= Ablation zone =

Low-altitude area of a glacier

The ablation zone is found at the lowest altitude of the glacier, where ablation of material is lesser than accumulation.

Ablation zone or ablation area refers to the low-altitude area of a glacier or ice sheet below firn where ablation exceeds accumulation, resulting in a net loss of ice mass. Ablation zones are typically found at lower elevations, where warmer temperatures promote melting, and the equilibrium line altitude (ELA) or snow line separates the ablation zone from the higher-altitude accumulation zone. The balance between mass gained in the accumulation zone and mass lost in the ablation zone determines the glacier's mass balance. The primary method of ablation varies by glacier type: surface melting often dominates land-terminating or temperate glaciers, while calving can dominate marine-terminating glaciers. Surface debris also influences ablation rate, as thin debris increases surface melting, while thick debris insulates the underlying ice. Ablation zones are sensitive to climate change, as rising temperatures prompt upwards ELA shift, growing the ablation zone, contributing to glacial retreat and sea level rise.

== Ablation processes ==

The primary glacier mass removal processes are melting, ice calving, evaporation, sublimation, aeolian processes like blowing snow, avalanche, and any other ablation. Their relative importance depends on the glacier type and environment. Surface melt typically dominates land-terminating glaciers, because air temperatures generally increase at lower altitudes. On marine-terminating glaciers, calving can be a major, if not dominant, source of loss. In ice sheets, ablation is often a combination of surface melting, evaporation, wind erosion, and if marine-terminating, calving and under-surface ice shelf melting by seawater.

== Surface features ==
Ablation zones often contain meltwater features such as supraglacial lakes, englacial streams, and subglacial lakes. Meltwater can flow across the surface of the glacier as a supraglacial stream, or it can drain into the glacier's bed through crevasses and moulins, eventually exiting at the glacier terminus as meltwater.

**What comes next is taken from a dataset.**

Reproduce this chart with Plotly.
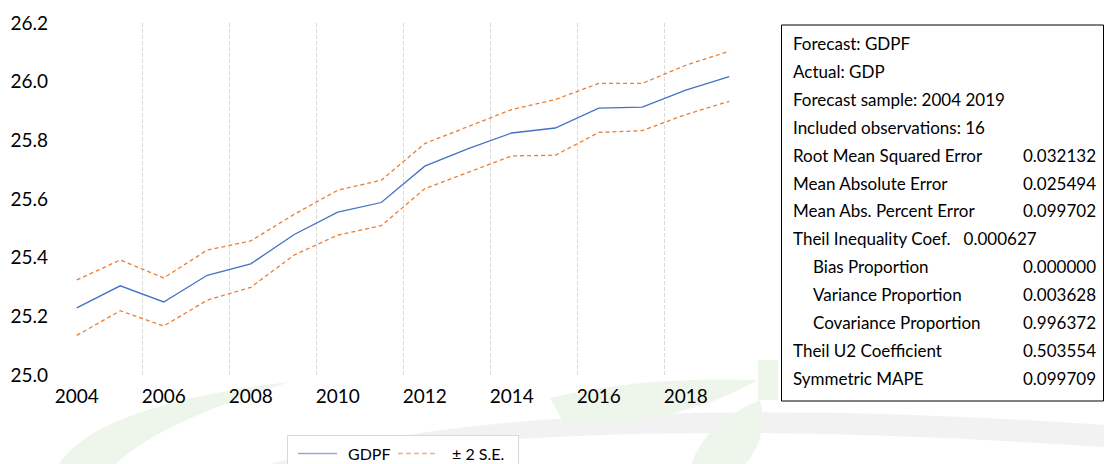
import plotly.graph_objects as go

years = list(range(2004, 2020))
gdpf = [25.229, 25.304, 25.249, 25.340, 25.379, 25.479, 25.555, 25.588,
        25.712, 25.772, 25.825, 25.842, 25.910, 25.913, 25.971, 26.017]
upper = [25.324, 25.392, 25.331, 25.426, 25.457, 25.548, 25.630, 25.664,
         25.789, 25.847, 25.905, 25.939, 25.994, 25.994, 26.056, 26.104]
lower = [25.135, 25.219, 25.167, 25.255, 25.299, 25.409, 25.477, 25.509,
         25.635, 25.690, 25.747, 25.749, 25.827, 25.833, 25.888, 25.933]

x_ticks = [2004, 2006, 2008, 2010, 2012, 2014, 2016, 2018]
y_ticks = [25.0, 25.2, 25.4, 25.6, 25.8, 26.0, 26.2]

series_names = ["GDPF", "± 2 S.E."]

stat_labels = ["Forecast: GDPF", "Actual: GDP", "Forecast sample: 2004 2019",
               "Included observations: 16", "Root Mean Squared Error",
               "Mean Absolute Error", "Mean Abs. Percent Error",
               "Theil Inequality Coef.   0.000627", "Bias Proportion",
               "Variance Proportion", "Covariance Proportion",
               "Theil U2 Coefficient", "Symmetric MAPE"]
stat_values = ["", "", "", "", "0.032132", "0.025494", "0.099702", "",
               "0.000000", "0.003628", "0.996372", "0.503554", "0.099709"]
stat_indent = [0, 0, 0, 0, 0, 0, 0, 0, 1, 1, 1, 0, 0]

W, H = 1104, 464
L, R, T, B = 55, 353, 23, 89
PW, PH = W - L - R, H - T - B
FONT = "Lato"
BLUE = "#4472C4"
ORANGE = "#ED7D31"
WM_GREEN = "#eef5ea"
WM_GRAY = "#f2f2f2"


def px(xp):
    return (xp - L) / PW


def py(yp):
    return (H - B - yp) / PH


def path(cmds):
    # cmds: list of (letter, [x, y, x, y, ...]) in pixel coordinates
    out = []
    for c, pts in cmds:
        coords = []
        for k in range(0, len(pts), 2):
            coords.append("%.5f,%.5f" % (px(pts[k]), py(pts[k + 1])))
        out.append(c + " ".join(coords))
    return " ".join(out) + " Z"


fig = go.Figure()
fig.add_trace(go.Scatter(x=years, y=gdpf, mode="lines", name=series_names[0],
                         showlegend=False,
                         line=dict(color=BLUE, width=1.3)))
fig.add_trace(go.Scatter(x=years, y=upper, mode="lines", name=series_names[1],
                         showlegend=False,
                         line=dict(color=ORANGE, width=1.3, dash="4px,3px")))
fig.add_trace(go.Scatter(x=years, y=lower, mode="lines", name=series_names[1],
                         showlegend=False,
                         line=dict(color=ORANGE, width=1.3, dash="4px,3px")))

shapes = []
# faint background watermark (decorative)
wm = [
    (WM_GRAY, [("M", [250, 470]), ("Q", [520, 385, 1104, 425]),
               ("L", [1104, 470])]),
    ("white", [("M", [300, 470]), ("Q", [540, 410, 1104, 447]),
               ("L", [1104, 470])]),
    (WM_GREEN, [("M", [55, 470]), ("Q", [90, 405, 290, 382]),
                ("Q", [150, 425, 110, 470])]),
    (WM_GREEN, [("M", [550, 398]), ("Q", [640, 376, 758, 380]),
                ("Q", [680, 425, 565, 425])]),
    (WM_GREEN, [("M", [690, 470]), ("Q", [700, 425, 760, 400]),
                ("Q", [770, 440, 740, 470])]),
    (WM_GREEN, [("M", [758, 360]), ("L", [778, 360]), ("L", [778, 400]),
                ("L", [758, 400])]),
]
for col, cmds in wm:
    shapes.append(dict(type="path", xref="paper", yref="paper", layer="below",
                       path=path(cmds), fillcolor=col, line=dict(width=0)))
# white chart area
shapes.append(dict(type="rect", xref="paper", yref="paper", layer="below",
                   x0=px(0), x1=px(758), y0=py(378), y1=py(0),
                   fillcolor="white", line=dict(width=0)))
# statistics box
shapes.append(dict(type="rect", xref="paper", yref="paper", layer="below",
                   x0=px(781.5), x1=px(1103.5), y0=py(401), y1=py(25),
                   fillcolor="white", line=dict(color="#000000", width=1)))
# legend box and samples
shapes.append(dict(type="rect", xref="paper", yref="paper", layer="above",
                   x0=px(287.5), x1=px(518.5), y0=py(470), y1=py(435.5),
                   fillcolor="white", line=dict(color="#d9d9d9", width=1)))
shapes.append(dict(type="line", xref="paper", yref="paper", layer="above",
                   x0=px(298), x1=px(337), y0=py(453.5), y1=py(453.5),
                   line=dict(color="#8FAADC", width=1.5)))
shapes.append(dict(type="line", xref="paper", yref="paper", layer="above",
                   x0=px(398), x1=px(437), y0=py(453.5), y1=py(453.5),
                   line=dict(color="#F4B183", width=1.5, dash="5px,3px")))

annotations = []
annotations.append(dict(text=series_names[0], xref="paper", yref="paper",
                        x=px(346), y=py(453.5), xanchor="left", yanchor="middle",
                        showarrow=False,
                        font=dict(family=FONT, size=16, color="#000000")))
annotations.append(dict(text=series_names[1], xref="paper", yref="paper",
                        x=px(450), y=py(453.5), xanchor="left", yanchor="middle",
                        showarrow=False,
                        font=dict(family=FONT, size=16, color="#000000")))
for i, (lab, val, ind) in enumerate(zip(stat_labels, stat_values, stat_indent)):
    yy = py(43.5 + 27.9 * i)
    annotations.append(dict(text=lab, xref="paper", yref="paper",
                            x=px(791 + 20 * ind), y=yy, xanchor="left",
                            yanchor="middle", showarrow=False,
                            font=dict(family=FONT, size=17, color="#000000")))
    if val:
        annotations.append(dict(text=val, xref="paper", yref="paper",
                                x=px(1098), y=yy, xanchor="right",
                                yanchor="middle", showarrow=False,
                                font=dict(family=FONT, size=17, color="#000000")))

fig.update_layout(
    width=W, height=H,
    margin=dict(l=L, r=R, t=T, b=B, pad=0, autoexpand=False),
    paper_bgcolor="white", plot_bgcolor="rgba(0,0,0,0)",
    font=dict(family=FONT, color="#000000"),
    shapes=shapes, annotations=annotations,
    showlegend=False,
    xaxis=dict(range=[2003.5, 2019.5], tickvals=x_ticks,
               ticktext=[str(v) for v in x_ticks], showgrid=False,
               zeroline=False, showline=False, ticks="",
               ticklabelstandoff=8,
               tickfont=dict(family=FONT, size=19, color="#000000"),
               minor=dict(tickvals=[2005.5, 2007.5, 2009.5, 2011.5, 2013.5,
                                    2015.5, 2017.5],
                          showgrid=True, gridcolor="#d9d9d9", gridwidth=1,
                          griddash="4px,2px")),
    yaxis=dict(range=[25.0, 26.2], tickvals=y_ticks,
               ticktext=["%.1f" % v for v in y_ticks], showgrid=False,
               zeroline=False, showline=False, ticks="",
               ticklabelstandoff=6,
               tickfont=dict(family=FONT, size=19, color="#000000")),
)

fig.write_html("out.html", config={"displayModeBar": False},
               post_script="document.body.style.margin='0';"
                           "document.body.style.overflow='hidden';")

== Effect of debris cover ==
Rock, dirt, or other sediment often covers part or all of a glacier's ablation zone, where it affects the rate of ice melt. Field measurements have shown a strong relationship between debris layer thickness and the melt rate; where cover is thin, melting increases versus clean ice, while thick cover serves to insulate the ice and decrease melting. The critical debris thickness is approximately 2 cm. Beyond this value, melt rate decreases exponentially with increasing debris.

Two competing mechanisms affect surface debris influence. Debris has a lower albedo than snow or clean ice, meaning it absorbs more solar radiation, accelerating melt. As debris thickens, it acts as insulation between the atmosphere and the glacier's surface, reducing the thermal energy that reaches the ice.

== Landforms and identification ==
Sediments deposited in the ablation zone forming small mounds or hillocks are called kames. Kame and kettle hole topography is useful in identifying former ablation zones of a glacier. The seasonally melting glacier deposits much sediment at its fringes in the ablation area.

The ablation zone is often visually distinguished from the accumulation zone, as seasonally melting snow reveals the underlying duller, grey-blue, bare glacier ice, often with debris. Meanwhile, the accumulation zone may appear bright white from fresh or perennial snow.

== Climate change ==

Ablation zones are sensitive to changing climate, as increasing temperatures may cause the ELA to rise, expanding the ablation zone relative to the accumulation zone. From 1901 to 2018, glacial ablation accounted for approximately 41 percent of the observed global mean sea level rise, making it the single largest contributor during that period.